Gender-based violence is a human rights violation

It is an unrelenting assault on human dignity, depriving people of their human rights. Freedom from violence is a fundamental human right, and gender-based violence undermines a person’s sense of self-worth and self-esteem. It affects not only physical health but also mental health and may lead to selfharm, isolation, depression and suicidal attempts.

Gender-based violence threatens a person’s physical and psychological integrity

Everyone has the right to feel safe and secure, and where this is not present, people’s ability to function in the family, community and society is likely to be impaired, as self-realisation and development are affected. Gender-based violence is an obstacle to the realisation of every person’s well-being and to their right to fulfilment and self-development.

Gender-based violence is discrimination

It is deeply rooted in harmful stereotypes and prejudices against women or other people who do not fit into a traditional gender binary or heteronormative society. For that reason, gender-based violence can have the effect of pushing women and others who are affected to the margins of society and making them feel inferior or helpless. In the case of men who do not act according to dominant masculine gender roles, gender-based violence has the function of correction by example. The severity of the ‘punishment’ for men who do not act according to expectations concerning male gender roles (whether gay, bisexual or heterosexual) may be related to the perceived danger that their difference presents to normalised and dominant assumptions about gender. Their very lives might collide and appear to contradict the idea that there are natural forms of behaviour and social roles in general for men and women.

Gender-based violence is an obstacle to gender equality

Gender equality is central to safeguarding human rights, upholding democracy and preserving the rule of law. Gender-based violence contributes to cultivating a heteronormative society and perpetuates the power of men. Gender equality, on the other hand, entails equal rights for people of all genders, as well as equal visibility, and equal opportunities for empowerment, taking responsibility and participating in all spheres of public and private life. Gender equality also implies equal access to, and equal distribution of resources between women and men.

Gender-based violence is under-reported and there is often impunity for perpetrators

Common myths, such as that what happens at home should stay at home or that it is nobody’s business what happens in the family are very powerful. This makes denouncing violence in the family difficult, and it may affect the provision of help and support services, thereby exposing the abused person to greater harm, with possibly fatal consequences. Furthermore, violence very often silences those who are affected by it. By failing to speak out against domestic violence we also mirror the techniques used by perpetrators. In some countries, most types and forms of gender-based violence are illegal and punishable by law, but there are countries which lag behind in this respect. The Istanbul Convention of the Council of Europe asks for criminalisation of different forms of gender-based violence.

Gender-based violence affects everyone

Children raised in families where a woman is abused are also victims of violence (sometimes not physically, but always psychologically). The children witness violence and may form the impression that such behaviour is justified or normal; in other words, they assimilate violent norms. They are also brought up in a culture of violence that may negatively affect their self-development and ability to function in society. Gender-based violence affects family members, friends and colleagues.
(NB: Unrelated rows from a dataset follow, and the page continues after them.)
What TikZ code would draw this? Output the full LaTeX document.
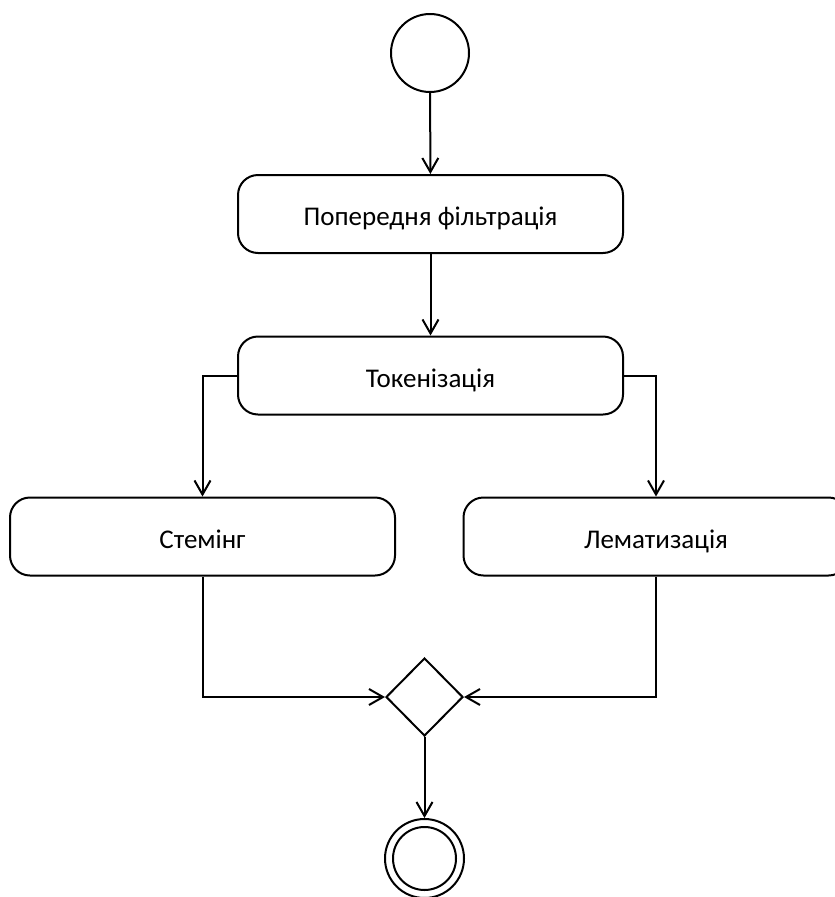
\documentclass[tikz,border=0pt]{standalone}
\usepackage{fontspec}
\setmainfont{Carlito}
\usetikzlibrary{arrows.meta,shapes.geometric}
\begin{document}
\begin{tikzpicture}[x=1pt,y=-1pt,
  line width=2pt,
  every node/.style={font=\fontsize{27}{32}\selectfont},
  action/.style={draw, rounded corners=20pt, minimum width=385pt, minimum height=78pt,
    inner sep=0pt, text height=30pt, text depth=7pt},
  initial/.style={draw, circle, minimum size=78pt, inner sep=0pt},
  merge/.style={draw, diamond, minimum width=77pt, minimum height=78pt, inner sep=0pt},
  flow/.style={-{Straight Barb[length=14pt,width=16pt,line width=2pt]}}]
  \useasboundingbox (0,0) rectangle (835,897);

  \node[initial] (start) at (430,53) {};
  \node[action] (filter) at (430.5,214) {Попередня фільтрація};
  \node[action] (token) at (430.5,375.5) {Токенізація};
  \node[action] (stem) at (202.5,536.5) {Стемінг};
  \node[action] (lemma) at (656,536.5) {Лематизація};
  \node[merge] (join) at (424.5,697) {};
  \node[initial, minimum size=79pt] (final) at (424.5,858.5) {};
  \draw (final.center) circle[radius=31.5pt];

  \draw[flow] (start) -- (filter);
  \draw[flow] (filter) -- (token);
  \draw[flow] (token.west) -| (stem.north);
  \draw[flow] (token.east) -| (lemma.north);
  \draw[flow] (stem.south) |- (join.west);
  \draw[flow] (lemma.south) |- (join.east);
  \draw[flow] (join.south) -- (final.north);
\end{tikzpicture}
\end{document}
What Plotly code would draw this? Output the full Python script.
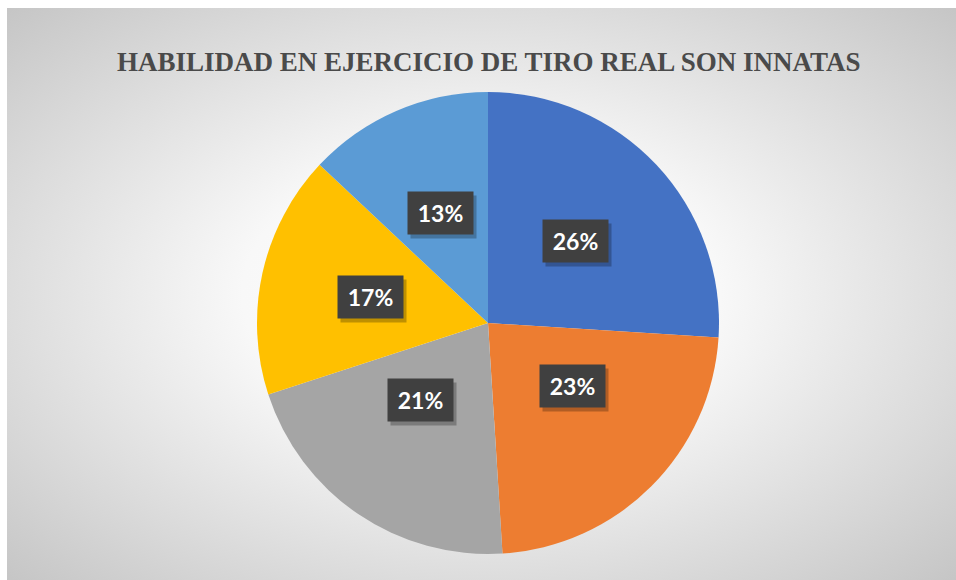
import base64
import math

import plotly.graph_objects as go

# slices, clockwise from 12 o'clock
labels = ["A", "B", "C", "D", "E"]
values = [26, 23, 21, 17, 13]
colors = ["#4472C4", "#ED7D31", "#A5A5A5", "#FFC000", "#5B9BD5"]
title = "HABILIDAD EN EJERCICIO DE TIRO REAL SON INNATAS"

W, H = 956, 580
cx_px, cy_px, r_px = 488, 323, 231

# radial grey background like the office chart area
svg = (
    '<svg xmlns="http://www.w3.org/2000/svg" width="949" height="572" '
    'preserveAspectRatio="none" viewBox="0 0 949 572">'
    '<defs><radialGradient id="g" cx="50%" cy="50%" r="72%">'
    '<stop offset="0" stop-color="#ffffff"/>'
    '<stop offset="0.35" stop-color="#f8f8f8"/>'
    '<stop offset="1" stop-color="#c4c4c4"/>'
    "</radialGradient></defs>"
    '<rect width="949" height="572" fill="url(#g)"/></svg>'
)
bg_src = "data:image/svg+xml;base64," + base64.b64encode(svg.encode()).decode()

fig = go.Figure()
fig.add_trace(
    go.Pie(
        labels=labels,
        values=values,
        sort=False,
        direction="clockwise",
        rotation=0,
        marker=dict(colors=colors, line=dict(width=0)),
        textinfo="none",
        hoverinfo="label+percent",
        showlegend=False,
        domain=dict(
            x=[(cx_px - r_px) / W, (cx_px + r_px) / W],
            y=[1 - (cy_px + r_px) / H, 1 - (cy_px - r_px) / H],
        ),
    )
)

# label boxes at slice mid angles
total = sum(values)
start = 0.0
annotations = []
for v in values:
    mid = start + v / total * 360 / 2
    start += v / total * 360
    rad = math.radians(mid)
    px = cx_px + 0.52 * r_px * math.sin(rad)
    py = cy_px - 0.52 * r_px * math.cos(rad)
    x = px / W
    y = 1 - py / H
    txt = f"{round(v / total * 100)}%"
    # shadow
    annotations.append(
        dict(
            x=x, y=y, xref="paper", yref="paper", text=" ", showarrow=False,
            xshift=3, yshift=-4, width=63, height=40, borderpad=1,
            font=dict(family="Lato", size=23, color="rgba(0,0,0,0)"),
            bgcolor="rgba(0,0,0,0.25)",
        )
    )
    annotations.append(
        dict(
            x=x, y=y, xref="paper", yref="paper", text=f"<b>{txt}</b>",
            showarrow=False, width=63, height=40, borderpad=1,
            font=dict(family="Lato", size=23, color="white"),
            bgcolor="#404040",
        )
    )

annotations.append(
    dict(
        x=cx_px / W, y=1 - 45 / H, xref="paper", yref="paper",
        text=f"<b>{title}</b>", showarrow=False,
        font=dict(family="Liberation Serif", size=27, color="#4a4a4a"),
    )
)

fig.update_layout(
    width=W,
    height=H,
    margin=dict(l=0, r=0, t=0, b=0),
    paper_bgcolor="white",
    plot_bgcolor="white",
    annotations=annotations,
    images=[
        dict(
            source=bg_src, xref="paper", yref="paper",
            x=7 / W, y=1 - 8 / H, sizex=(W - 7) / W, sizey=(H - 8) / H,
            xanchor="left", yanchor="top", sizing="stretch", layer="below",
        )
    ],
)

fig.write_html(
    "out.html",
    config={"displayModeBar": False},
    post_script="document.body.style.margin='0px';document.body.style.overflow='hidden';",
)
Gender-based violence has a very heavy economic cost

It requires the involvement of different services - medical, psychological, the police or justice system – and it results in the loss of resources or of employment by victims. It makes people underachieve at work and in education, and it negatively affects their productivity. Many people who suffer from genderbased violence cannot stay at home and need a place to stay, which sometimes results in homelessness. Shelter services need to be provided for such people, and while there are services for abused women and their children in many places in Europe (although not in sufficient numbers), the inadequate number of shelters for LGBT+ people remains critical.